TASK INPUT ::

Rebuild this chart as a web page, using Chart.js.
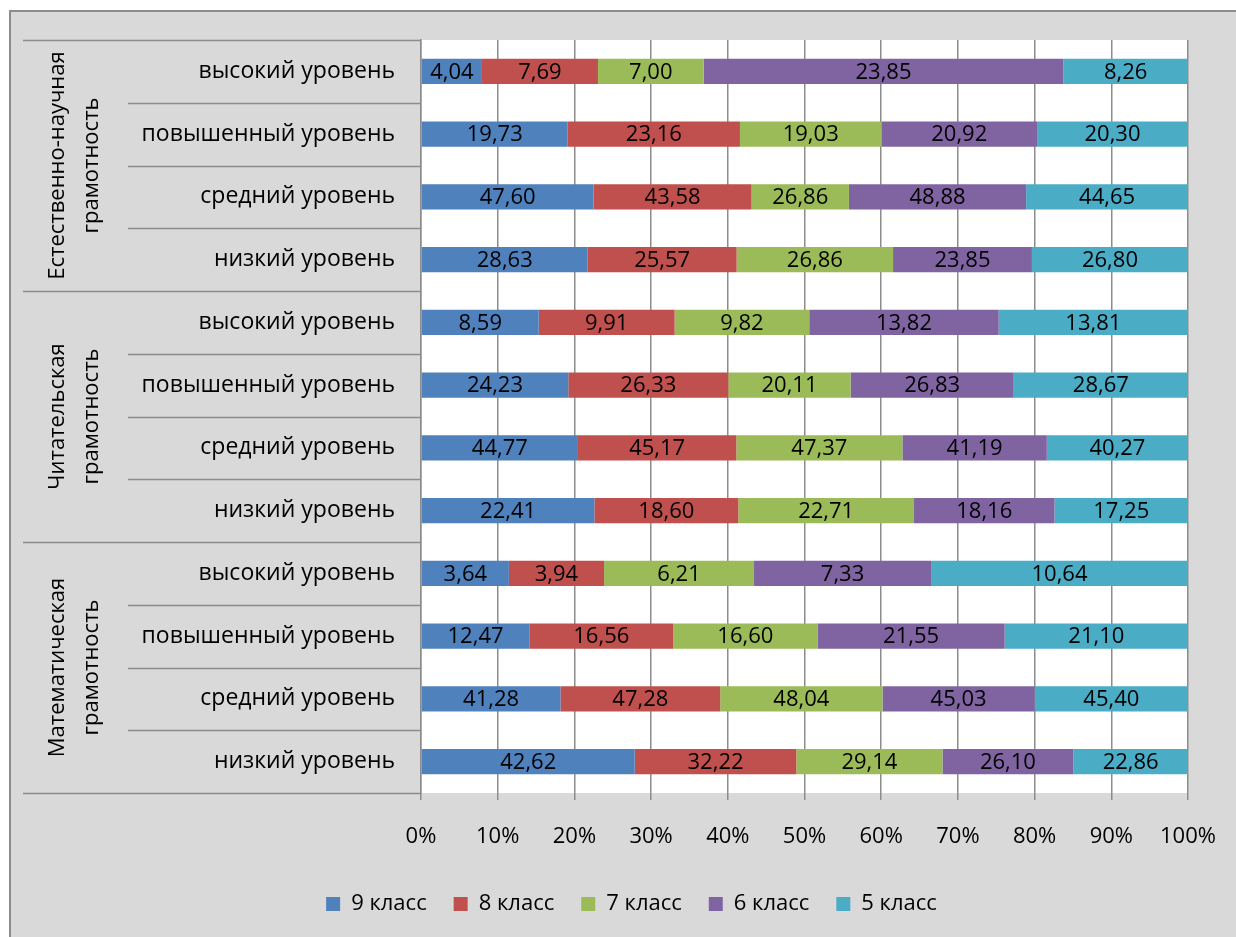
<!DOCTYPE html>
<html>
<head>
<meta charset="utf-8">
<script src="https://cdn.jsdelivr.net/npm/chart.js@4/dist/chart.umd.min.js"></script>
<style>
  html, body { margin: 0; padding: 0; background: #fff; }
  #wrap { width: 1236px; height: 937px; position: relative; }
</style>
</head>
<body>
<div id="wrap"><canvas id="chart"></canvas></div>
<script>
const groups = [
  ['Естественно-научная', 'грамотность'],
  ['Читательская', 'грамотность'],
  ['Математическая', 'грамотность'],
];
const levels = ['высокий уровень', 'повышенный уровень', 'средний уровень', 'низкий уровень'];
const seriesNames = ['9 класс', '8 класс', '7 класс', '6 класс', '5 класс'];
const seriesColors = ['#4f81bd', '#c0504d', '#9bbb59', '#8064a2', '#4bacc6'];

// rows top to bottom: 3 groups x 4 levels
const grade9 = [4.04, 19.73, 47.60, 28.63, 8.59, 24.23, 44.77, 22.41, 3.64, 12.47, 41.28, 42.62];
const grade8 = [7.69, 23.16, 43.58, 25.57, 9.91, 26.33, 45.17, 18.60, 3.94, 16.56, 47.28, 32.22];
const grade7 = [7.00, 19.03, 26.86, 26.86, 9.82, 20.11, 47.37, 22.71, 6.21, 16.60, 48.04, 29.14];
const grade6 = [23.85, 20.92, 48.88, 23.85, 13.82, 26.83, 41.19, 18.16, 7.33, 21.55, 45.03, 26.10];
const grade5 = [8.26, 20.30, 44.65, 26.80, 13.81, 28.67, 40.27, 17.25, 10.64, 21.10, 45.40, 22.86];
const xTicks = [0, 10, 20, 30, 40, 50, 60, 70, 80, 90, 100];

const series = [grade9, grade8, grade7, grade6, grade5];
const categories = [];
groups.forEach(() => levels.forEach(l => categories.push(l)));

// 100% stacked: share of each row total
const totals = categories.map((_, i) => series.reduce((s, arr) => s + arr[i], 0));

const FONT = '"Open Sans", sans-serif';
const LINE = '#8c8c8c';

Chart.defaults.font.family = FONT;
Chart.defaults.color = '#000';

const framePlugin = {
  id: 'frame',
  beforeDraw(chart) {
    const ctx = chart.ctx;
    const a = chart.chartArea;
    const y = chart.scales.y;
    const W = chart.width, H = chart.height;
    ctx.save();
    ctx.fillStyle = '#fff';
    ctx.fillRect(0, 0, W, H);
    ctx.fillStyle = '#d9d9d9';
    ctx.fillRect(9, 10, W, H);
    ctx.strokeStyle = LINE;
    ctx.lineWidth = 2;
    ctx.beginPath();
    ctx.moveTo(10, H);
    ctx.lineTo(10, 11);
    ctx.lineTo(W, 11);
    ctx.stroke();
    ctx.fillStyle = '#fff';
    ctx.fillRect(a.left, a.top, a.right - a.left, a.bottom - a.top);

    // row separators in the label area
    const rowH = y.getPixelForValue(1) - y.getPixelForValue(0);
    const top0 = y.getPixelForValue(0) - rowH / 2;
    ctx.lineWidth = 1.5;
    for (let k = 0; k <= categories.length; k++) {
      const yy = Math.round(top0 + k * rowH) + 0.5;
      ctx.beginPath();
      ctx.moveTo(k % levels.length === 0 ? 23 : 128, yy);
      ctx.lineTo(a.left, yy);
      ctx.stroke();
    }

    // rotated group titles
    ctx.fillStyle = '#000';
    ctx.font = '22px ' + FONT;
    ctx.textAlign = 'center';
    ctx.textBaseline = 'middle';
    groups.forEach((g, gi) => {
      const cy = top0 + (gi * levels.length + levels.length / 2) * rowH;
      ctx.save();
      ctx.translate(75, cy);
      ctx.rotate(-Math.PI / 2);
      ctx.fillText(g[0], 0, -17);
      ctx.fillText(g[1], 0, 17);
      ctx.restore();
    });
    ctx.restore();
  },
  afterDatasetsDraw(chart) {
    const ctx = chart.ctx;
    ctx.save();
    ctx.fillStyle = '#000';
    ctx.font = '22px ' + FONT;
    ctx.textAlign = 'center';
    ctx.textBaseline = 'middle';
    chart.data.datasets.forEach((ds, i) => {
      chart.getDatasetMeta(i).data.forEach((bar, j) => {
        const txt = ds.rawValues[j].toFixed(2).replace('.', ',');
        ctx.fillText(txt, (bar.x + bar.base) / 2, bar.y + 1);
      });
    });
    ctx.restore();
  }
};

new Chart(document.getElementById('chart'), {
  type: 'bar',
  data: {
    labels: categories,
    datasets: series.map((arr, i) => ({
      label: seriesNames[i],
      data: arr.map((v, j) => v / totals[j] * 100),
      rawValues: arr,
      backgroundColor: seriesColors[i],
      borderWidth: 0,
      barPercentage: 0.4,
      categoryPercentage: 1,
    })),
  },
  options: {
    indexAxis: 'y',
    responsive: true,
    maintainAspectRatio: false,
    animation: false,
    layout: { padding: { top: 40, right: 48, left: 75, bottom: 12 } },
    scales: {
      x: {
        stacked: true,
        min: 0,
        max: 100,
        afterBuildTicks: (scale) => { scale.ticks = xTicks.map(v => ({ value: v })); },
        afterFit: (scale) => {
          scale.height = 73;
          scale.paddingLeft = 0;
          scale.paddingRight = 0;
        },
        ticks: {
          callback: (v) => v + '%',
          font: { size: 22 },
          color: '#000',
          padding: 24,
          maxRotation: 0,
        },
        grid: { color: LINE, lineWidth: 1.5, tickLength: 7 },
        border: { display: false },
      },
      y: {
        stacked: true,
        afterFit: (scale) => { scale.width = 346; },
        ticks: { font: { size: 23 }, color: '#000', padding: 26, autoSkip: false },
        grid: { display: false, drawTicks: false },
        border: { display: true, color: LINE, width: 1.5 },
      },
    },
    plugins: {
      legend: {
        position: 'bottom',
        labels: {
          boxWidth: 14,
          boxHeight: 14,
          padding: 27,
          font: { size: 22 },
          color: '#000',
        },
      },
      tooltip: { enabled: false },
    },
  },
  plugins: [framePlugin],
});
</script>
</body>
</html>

==

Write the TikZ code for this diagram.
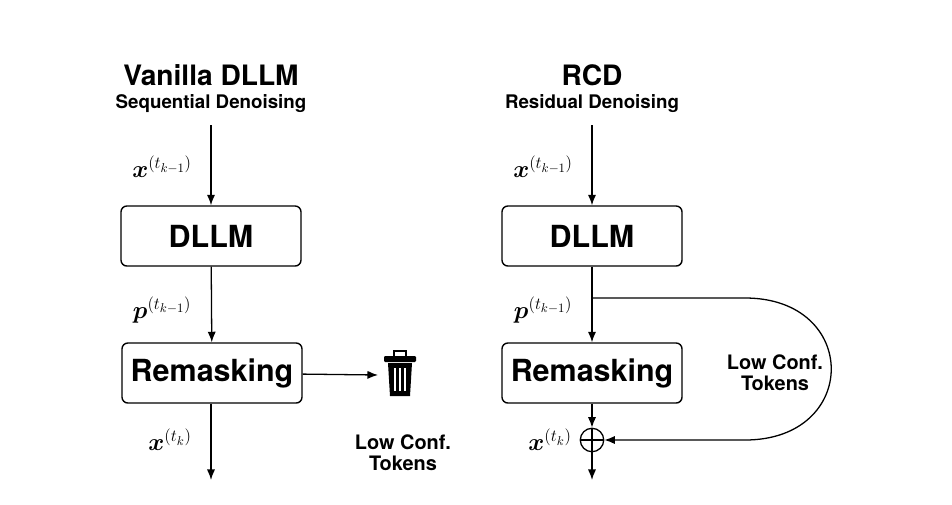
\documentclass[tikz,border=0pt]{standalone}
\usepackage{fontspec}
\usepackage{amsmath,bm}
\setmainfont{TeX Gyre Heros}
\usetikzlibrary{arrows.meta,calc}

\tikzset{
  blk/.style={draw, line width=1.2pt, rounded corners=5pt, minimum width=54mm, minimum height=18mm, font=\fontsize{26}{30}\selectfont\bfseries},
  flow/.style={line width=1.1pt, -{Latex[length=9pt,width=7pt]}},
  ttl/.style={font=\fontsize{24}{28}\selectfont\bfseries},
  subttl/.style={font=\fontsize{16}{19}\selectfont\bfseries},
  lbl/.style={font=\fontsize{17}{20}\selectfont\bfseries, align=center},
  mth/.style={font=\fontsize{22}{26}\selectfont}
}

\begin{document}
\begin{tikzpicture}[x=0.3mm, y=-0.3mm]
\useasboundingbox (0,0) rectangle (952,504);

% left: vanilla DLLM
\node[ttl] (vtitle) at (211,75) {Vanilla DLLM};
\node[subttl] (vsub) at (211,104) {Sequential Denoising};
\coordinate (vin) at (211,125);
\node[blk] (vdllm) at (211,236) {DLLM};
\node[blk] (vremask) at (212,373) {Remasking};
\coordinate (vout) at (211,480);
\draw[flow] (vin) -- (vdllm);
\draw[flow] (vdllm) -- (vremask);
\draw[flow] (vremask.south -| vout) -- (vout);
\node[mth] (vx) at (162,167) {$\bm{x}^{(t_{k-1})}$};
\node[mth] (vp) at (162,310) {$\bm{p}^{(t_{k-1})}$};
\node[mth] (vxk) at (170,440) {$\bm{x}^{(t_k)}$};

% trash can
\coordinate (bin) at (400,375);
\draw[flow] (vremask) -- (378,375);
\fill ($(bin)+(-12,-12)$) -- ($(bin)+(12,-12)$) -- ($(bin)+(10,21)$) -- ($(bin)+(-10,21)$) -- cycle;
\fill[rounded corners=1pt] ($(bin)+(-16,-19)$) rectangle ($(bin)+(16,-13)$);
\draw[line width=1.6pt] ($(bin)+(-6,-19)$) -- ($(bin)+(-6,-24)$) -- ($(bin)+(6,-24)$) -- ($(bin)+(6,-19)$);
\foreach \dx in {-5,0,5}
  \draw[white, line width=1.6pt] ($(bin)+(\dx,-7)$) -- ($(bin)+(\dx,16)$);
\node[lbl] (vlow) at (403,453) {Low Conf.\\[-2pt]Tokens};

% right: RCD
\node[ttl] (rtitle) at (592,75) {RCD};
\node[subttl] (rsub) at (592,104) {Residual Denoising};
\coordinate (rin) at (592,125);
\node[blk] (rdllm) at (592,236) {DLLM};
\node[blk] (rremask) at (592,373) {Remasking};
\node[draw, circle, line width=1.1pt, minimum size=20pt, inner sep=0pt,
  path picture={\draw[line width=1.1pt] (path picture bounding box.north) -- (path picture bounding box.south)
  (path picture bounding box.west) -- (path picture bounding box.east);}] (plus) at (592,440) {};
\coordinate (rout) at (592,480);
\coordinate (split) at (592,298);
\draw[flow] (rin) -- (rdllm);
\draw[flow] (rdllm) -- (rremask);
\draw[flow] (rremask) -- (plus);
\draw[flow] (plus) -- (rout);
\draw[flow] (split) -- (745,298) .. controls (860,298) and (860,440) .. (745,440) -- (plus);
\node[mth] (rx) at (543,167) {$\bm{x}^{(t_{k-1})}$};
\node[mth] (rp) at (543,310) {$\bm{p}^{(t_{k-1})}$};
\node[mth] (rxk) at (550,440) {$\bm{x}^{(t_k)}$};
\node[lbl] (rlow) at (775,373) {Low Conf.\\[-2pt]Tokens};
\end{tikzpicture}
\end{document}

YOUR OBJECTIVE :: Take out nothing but the lines from the one containing "Rebuild this chart" to the one containing "['#4f81bd', '#c0504d', '#9bbb59', '#8064a2', '#4bacc6'];", inclusive, retyped exactly. Drop the pictures.

RESPONSE FOR THIS EXERCISE ::
Rebuild this chart as a web page, using Chart.js.
<!DOCTYPE html>
<html>
<head>
<meta charset="utf-8">
<script src="https://cdn.jsdelivr.net/npm/chart.js@4/dist/chart.umd.min.js"></script>
<style>
  html, body { margin: 0; padding: 0; background: #fff; }
  #wrap { width: 1236px; height: 937px; position: relative; }
</style>
</head>
<body>
<div id="wrap"><canvas id="chart"></canvas></div>
<script>
const groups = [
  ['Естественно-научная', 'грамотность'],
  ['Читательская', 'грамотность'],
  ['Математическая', 'грамотность'],
];
const levels = ['высокий уровень', 'повышенный уровень', 'средний уровень', 'низкий уровень'];
const seriesNames = ['9 класс', '8 класс', '7 класс', '6 класс', '5 класс'];
const seriesColors = ['#4f81bd', '#c0504d', '#9bbb59', '#8064a2', '#4bacc6'];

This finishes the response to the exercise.